The rattlesnake is very important to the site, for the Maya held it as a sacred animal. Like the Maya themselves, who kept meticulous record of time through both a solar and lunar calendar of great complexity, the rattlesnake keeps time by adding a rattle every year when it molts, or sheds its skin. This snake motif served as the symbol of Kukulcán, the Maya equivalent of the god Quetzalcoatl of central Mexico and, ultimately, the Aztecs. Plumed serpents appear carved into the northern staircase, which does not face true north. The reason for this, it was discovered, is that the Maya situated the pyramid very carefully so that on the equinox on March 20 and March 21, the north side appears wholly in shadow, while the west side is bathed completely in light. Incredibly, the nine steps of the pyramid cause seven isoceles triangles to reflect on the carved staircase. As the sun begins to fall, the triangles move down the side of the staircase creating a very slow impression of movement from the sky to the ground. This solar equinox spectacle will be detailed below, but first some further descriptions of the pyramid are in order, for it represents the Maya calendar and cosmos executed in stone.
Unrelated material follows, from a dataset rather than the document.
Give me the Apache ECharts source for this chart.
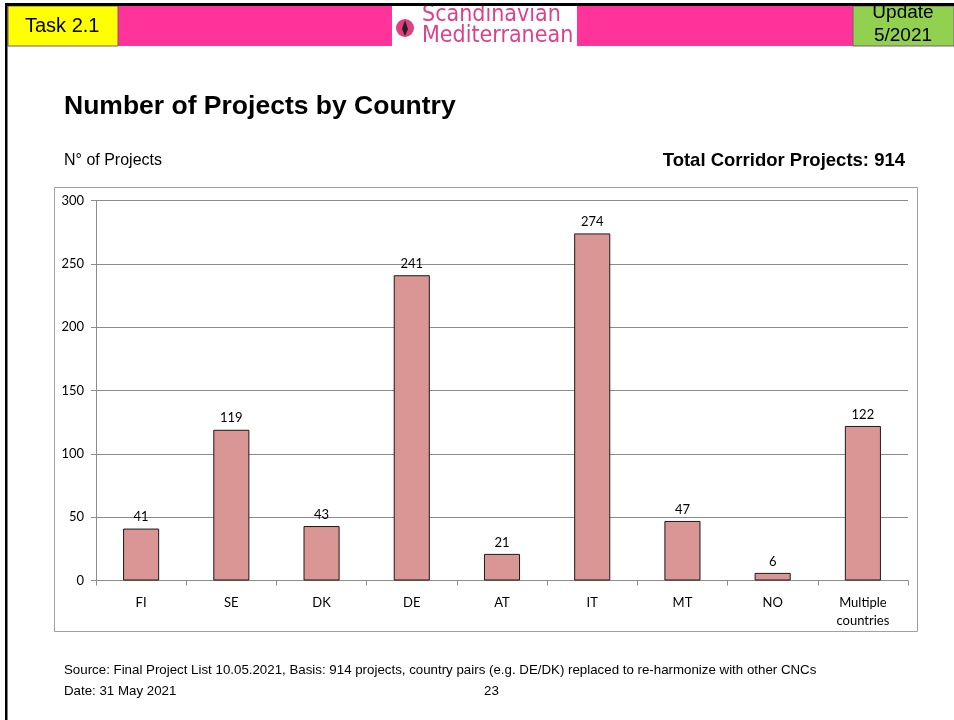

To start with, there are the nine levels of the pyramid which represent the nine different levels of the underworld. Each side is bisected by the staircase, which leaves us with eighteen on each side. The Maya divided the year into eighteen months of twenty days each, with a short five day period at the end for special ceremonies. There is a 91 step stairway on each of the four faces which represent the four cardinal directions. If you count 91 four times you get 364, adding the top platform which has the temple at its summit, you have a final step shared by all four staircases for a total of 365. There are 365 days in the year of course, so this represents the solar calendar. There are also 52 panels on each side, which are hard to spot because the paint and plaster coating that originally covered the structure has long since weathered away. In the Maya calendar round, the solar and lunar calendar cycles complete and return once every 52 years. Thus, 52 years was for the Maya the equivalent of our century based on a 100-year period.

The equinox

Every March 21, when the equinox occurs, the light falls in such a way on the northwest corner of El Castillo as to present a graphic depiction of darkness and light, symbolizing day and night. The triangles on the side of the staircase resemble those of a rattlesnake when viewed from the side. Symbolically, the feathered serpent joins the heavens, earth and the underworld, day and night. This engineering feat was accomplished with stone tools, and without the wheel, by orienting the corners with solstitial points. The pyramid sits figuratively and metaphorically at the center of space and time: a temple, the cosmos, a calendar, and a giant sun dial.

These symbolic uses of the Temple of Kukulcán bear comparison with other solar phenomena both in the Americas, and around the world. The megaliths of ancient Europe, Stonehenge in Britain for example, were frequently situated to mark the passage of the seasons. The observance of the solstices and equinoxes is practiced in numerous cultures, and many scholars of religion demonstrate that Christian holidays were often timed to coincide with these events in antiquity.

Increasingly large crowds of visitors come to the site to view the spectacle. Numbers of Maya themselves show up, proud of their heritage and the ancient monuments their ancestors built. There are throngs of tourists, 40,000 last year, both Mexican and foreign, who come to participate in the event. The whole day has a carnival type atmosphere with vendors, and rock bands competing with traditional music and folk dance troupes, and groups of New Agers in robes come to see the equinox. Some people complain about the lack of parking, others reject the commercialization of the event, but seeing so many people at this ancient city contribute a feel of what it must have been like on an important market or religious holiday centuries ago. The crowds are big, so police are on hand to keep people at a distance so everyone can enjoy the view. Unfortunately, the masses that come to celebrate the equinox have caused the pyramid steps to be closed off so that it can no longer be climbed.